We still didn’t have any answers when we came to the UW. We met our doctor and after a long, long day of examinations and deductions, we knew what we were dealing with:


Arthur had a Persistent Fetal Vasculature (PHPV/PFV)
Congenital Cataract and Microphthalmia in his left eye.


Persistent hyperplastic primary vitreous or persistent fetal vasculature is a rare anomaly of the eye where it doesn’t fully form in the womb. When an eye is formed in utero, a stalk connects the back of the eye to the pupil, and once the eye develops further, the stalk then regresses and the eye is left clear to allow light in for vision. With PHPV, that stalk sometimes doesn’t regress—and the eye remains cloudy. A PHPV cataract is the worst type of cataract for vision prognosis, and needs to be removed between 6 and 8 weeks of age for a chance for the brain to make the right connections to the eye in order to establish vision. Microphthalmia can pair with PHPV, but can also exist alone. That condition is the medical term for having a smaller eye. It can vary in severity and in how it affects vision. All together, these conditions lead to increased risk of glaucoma, poor vision prognosis, and a long journey of maintenance and related surgeries.

3 responses to “Discovering PHPV/PFV in our Newborn

  1. Pingback: Preparing for a Newborn’s Cataract Surgery | For Little Eyes·

  2. We just found out our 3 mnt old grand-son has PFV of both eyes. Needless to say his parents are devistated and the family is in sock and sad. None of us have been able to do anything except cry at the loss of this little family’s tragic new reality. I am trying to find support for my daughter and son in law. If anyone can hear my cry for help..pls contact me.
    Thank you for any support you may be able to offer.
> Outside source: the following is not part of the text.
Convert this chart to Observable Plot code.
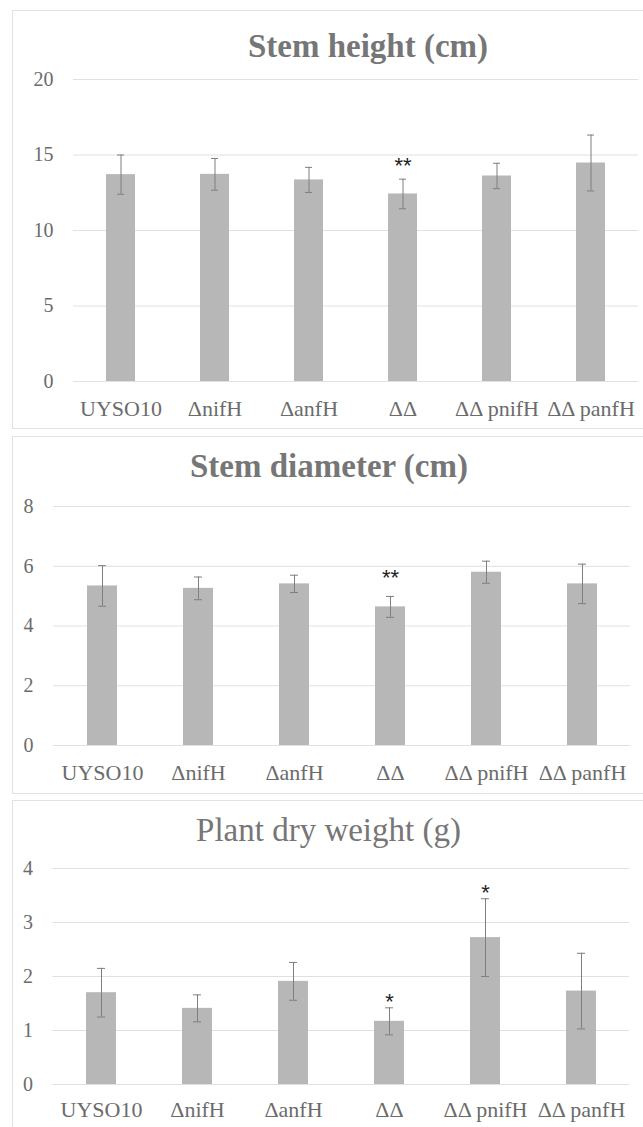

  3. My daughter has the exact same diagnosis as Arthur. She is now 14, and is doing very well. The only time I have noticed her struggle with her eye is 3D movies (although I’ve been told new 3D glasses dont need both eyes to work to see 3D, and also recently when she wanted to apply eye make up.
    she has always seen the world in this way, and while she does wonder what it would be like to see with both eyes, she can do anything!
    I was very concerned when she was an infant, but truly, she is thriving!